Exercise description: Retype the whole listing verbatim and keep the pictures out of it.

Information shown:
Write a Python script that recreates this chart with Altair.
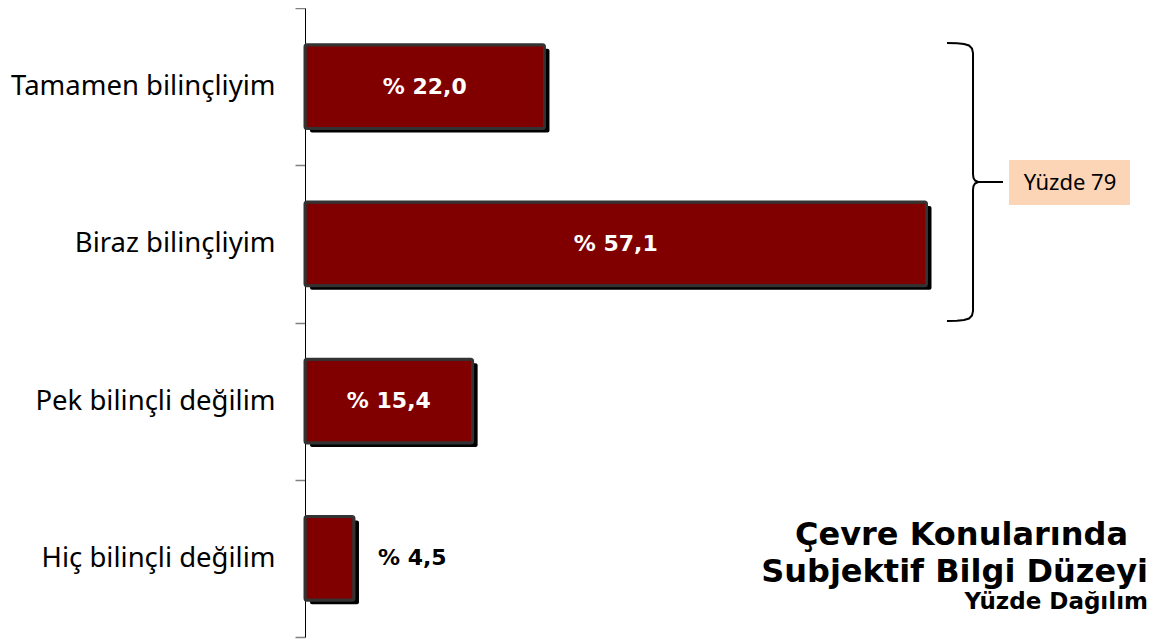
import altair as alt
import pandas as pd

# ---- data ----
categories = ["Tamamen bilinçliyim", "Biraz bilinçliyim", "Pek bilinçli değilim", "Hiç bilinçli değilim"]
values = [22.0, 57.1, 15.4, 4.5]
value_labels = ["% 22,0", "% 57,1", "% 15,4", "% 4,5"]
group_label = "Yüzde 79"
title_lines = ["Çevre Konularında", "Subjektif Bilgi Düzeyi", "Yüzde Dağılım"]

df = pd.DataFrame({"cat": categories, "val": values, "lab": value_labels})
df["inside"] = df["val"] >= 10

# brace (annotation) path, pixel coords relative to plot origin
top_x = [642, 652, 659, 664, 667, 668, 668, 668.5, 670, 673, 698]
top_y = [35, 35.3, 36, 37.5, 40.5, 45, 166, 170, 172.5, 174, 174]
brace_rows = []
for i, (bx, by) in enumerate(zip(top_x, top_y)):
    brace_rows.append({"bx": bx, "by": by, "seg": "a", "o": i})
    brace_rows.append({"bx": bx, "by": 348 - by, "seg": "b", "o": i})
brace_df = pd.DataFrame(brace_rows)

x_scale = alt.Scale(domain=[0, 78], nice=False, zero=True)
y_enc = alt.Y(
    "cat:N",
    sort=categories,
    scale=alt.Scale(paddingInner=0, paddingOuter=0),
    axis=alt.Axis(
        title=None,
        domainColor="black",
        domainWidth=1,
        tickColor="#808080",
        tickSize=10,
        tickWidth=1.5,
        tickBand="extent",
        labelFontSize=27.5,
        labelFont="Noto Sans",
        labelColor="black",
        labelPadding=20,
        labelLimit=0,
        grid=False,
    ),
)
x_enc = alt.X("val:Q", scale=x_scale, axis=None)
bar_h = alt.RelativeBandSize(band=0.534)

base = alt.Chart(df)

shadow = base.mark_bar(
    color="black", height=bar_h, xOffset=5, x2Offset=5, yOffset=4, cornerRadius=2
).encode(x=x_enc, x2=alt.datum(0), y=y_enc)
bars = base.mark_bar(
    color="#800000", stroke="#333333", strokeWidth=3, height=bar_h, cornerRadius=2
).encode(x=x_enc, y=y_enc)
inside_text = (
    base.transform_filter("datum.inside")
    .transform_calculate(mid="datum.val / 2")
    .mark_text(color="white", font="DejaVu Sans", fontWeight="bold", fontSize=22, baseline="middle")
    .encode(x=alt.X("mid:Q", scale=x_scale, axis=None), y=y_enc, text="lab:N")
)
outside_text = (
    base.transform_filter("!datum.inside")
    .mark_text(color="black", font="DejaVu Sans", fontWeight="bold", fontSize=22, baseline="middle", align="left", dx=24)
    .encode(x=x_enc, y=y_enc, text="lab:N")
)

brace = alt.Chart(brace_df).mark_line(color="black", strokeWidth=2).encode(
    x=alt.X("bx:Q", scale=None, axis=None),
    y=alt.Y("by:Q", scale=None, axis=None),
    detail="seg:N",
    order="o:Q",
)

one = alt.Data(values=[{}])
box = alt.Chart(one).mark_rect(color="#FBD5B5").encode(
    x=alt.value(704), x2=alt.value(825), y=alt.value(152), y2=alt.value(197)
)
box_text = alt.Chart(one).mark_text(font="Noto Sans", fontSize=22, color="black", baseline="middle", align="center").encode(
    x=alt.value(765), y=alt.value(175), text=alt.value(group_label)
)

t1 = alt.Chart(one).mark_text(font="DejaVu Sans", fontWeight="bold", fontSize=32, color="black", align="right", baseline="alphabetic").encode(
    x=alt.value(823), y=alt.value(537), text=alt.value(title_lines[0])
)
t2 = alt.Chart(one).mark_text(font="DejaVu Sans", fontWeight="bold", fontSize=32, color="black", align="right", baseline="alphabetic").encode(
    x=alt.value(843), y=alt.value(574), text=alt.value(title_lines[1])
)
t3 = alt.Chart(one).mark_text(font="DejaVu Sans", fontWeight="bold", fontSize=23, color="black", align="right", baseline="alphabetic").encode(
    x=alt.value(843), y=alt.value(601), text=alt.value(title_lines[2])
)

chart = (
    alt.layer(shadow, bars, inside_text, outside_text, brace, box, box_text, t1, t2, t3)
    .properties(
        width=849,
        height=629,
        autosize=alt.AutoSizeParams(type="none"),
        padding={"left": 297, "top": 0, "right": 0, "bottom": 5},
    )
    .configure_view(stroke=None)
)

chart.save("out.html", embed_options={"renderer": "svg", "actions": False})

The solution:
Write a Python script that recreates this chart with Altair.
import altair as alt
import pandas as pd

# ---- data ----
categories = ["Tamamen bilinçliyim", "Biraz bilinçliyim", "Pek bilinçli değilim", "Hiç bilinçli değilim"]
values = [22.0, 57.1, 15.4, 4.5]
value_labels = ["% 22,0", "% 57,1", "% 15,4", "% 4,5"]
group_label = "Yüzde 79"
title_lines = ["Çevre Konularında", "Subjektif Bilgi Düzeyi", "Yüzde Dağılım"]

df = pd.DataFrame({"cat": categories, "val": values, "lab": value_labels})
df["inside"] = df["val"] >= 10

# brace (annotation) path, pixel coords relative to plot origin
top_x = [642, 652, 659, 664, 667, 668, 668, 668.5, 670, 673, 698]
top_y = [35, 35.3, 36, 37.5, 40.5, 45, 166, 170, 172.5, 174, 174]
brace_rows = []
for i, (bx, by) in enumerate(zip(top_x, top_y)):
    brace_rows.append({"bx": bx, "by": by, "seg": "a", "o": i})
    brace_rows.append({"bx": bx, "by": 348 - by, "seg": "b", "o": i})
brace_df = pd.DataFrame(brace_rows)

x_scale = alt.Scale(domain=[0, 78], nice=False, zero=True)
y_enc = alt.Y(
    "cat:N",
    sort=categories,
    scale=alt.Scale(paddingInner=0, paddingOuter=0),
    axis=alt.Axis(
        title=None,
        domainColor="black",
        domainWidth=1,
        tickColor="#808080",
        tickSize=10,
        tickWidth=1.5,
        tickBand="extent",
        labelFontSize=27.5,
        labelFont="Noto Sans",
        labelColor="black",
        labelPadding=20,
        labelLimit=0,
        grid=False,
    ),
)
x_enc = alt.X("val:Q", scale=x_scale, axis=None)
bar_h = alt.RelativeBandSize(band=0.534)

base = alt.Chart(df)

shadow = base.mark_bar(
    color="black", height=bar_h, xOffset=5, x2Offset=5, yOffset=4, cornerRadius=2
).encode(x=x_enc, x2=alt.datum(0), y=y_enc)
bars = base.mark_bar(
    color="#800000", stroke="#333333", strokeWidth=3, height=bar_h, cornerRadius=2
).encode(x=x_enc, y=y_enc)
inside_text = (
    base.transform_filter("datum.inside")
    .transform_calculate(mid="datum.val / 2")
    .mark_text(color="white", font="DejaVu Sans", fontWeight="bold", fontSize=22, baseline="middle")
    .encode(x=alt.X("mid:Q", scale=x_scale, axis=None), y=y_enc, text="lab:N")
)
outside_text = (
    base.transform_filter("!datum.inside")
    .mark_text(color="black", font="DejaVu Sans", fontWeight="bold", fontSize=22, baseline="middle", align="left", dx=24)
    .encode(x=x_enc, y=y_enc, text="lab:N")
)

brace = alt.Chart(brace_df).mark_line(color="black", strokeWidth=2).encode(
    x=alt.X("bx:Q", scale=None, axis=None),
    y=alt.Y("by:Q", scale=None, axis=None),
    detail="seg:N",
    order="o:Q",
)

one = alt.Data(values=[{}])
box = alt.Chart(one).mark_rect(color="#FBD5B5").encode(
    x=alt.value(704), x2=alt.value(825), y=alt.value(152), y2=alt.value(197)
)
box_text = alt.Chart(one).mark_text(font="Noto Sans", fontSize=22, color="black", baseline="middle", align="center").encode(
    x=alt.value(765), y=alt.value(175), text=alt.value(group_label)
)

t1 = alt.Chart(one).mark_text(font="DejaVu Sans", fontWeight="bold", fontSize=32, color="black", align="right", baseline="alphabetic").encode(
    x=alt.value(823), y=alt.value(537), text=alt.value(title_lines[0])
)
t2 = alt.Chart(one).mark_text(font="DejaVu Sans", fontWeight="bold", fontSize=32, color="black", align="right", baseline="alphabetic").encode(
    x=alt.value(843), y=alt.value(574), text=alt.value(title_lines[1])
)
t3 = alt.Chart(one).mark_text(font="DejaVu Sans", fontWeight="bold", fontSize=23, color="black", align="right", baseline="alphabetic").encode(
    x=alt.value(843), y=alt.value(601), text=alt.value(title_lines[2])
)

chart = (
    alt.layer(shadow, bars, inside_text, outside_text, brace, box, box_text, t1, t2, t3)
    .properties(
        width=849,
        height=629,
        autosize=alt.AutoSizeParams(type="none"),
        padding={"left": 297, "top": 0, "right": 0, "bottom": 5},
    )
    .configure_view(stroke=None)
)

chart.save("out.html", embed_options={"renderer": "svg", "actions": False})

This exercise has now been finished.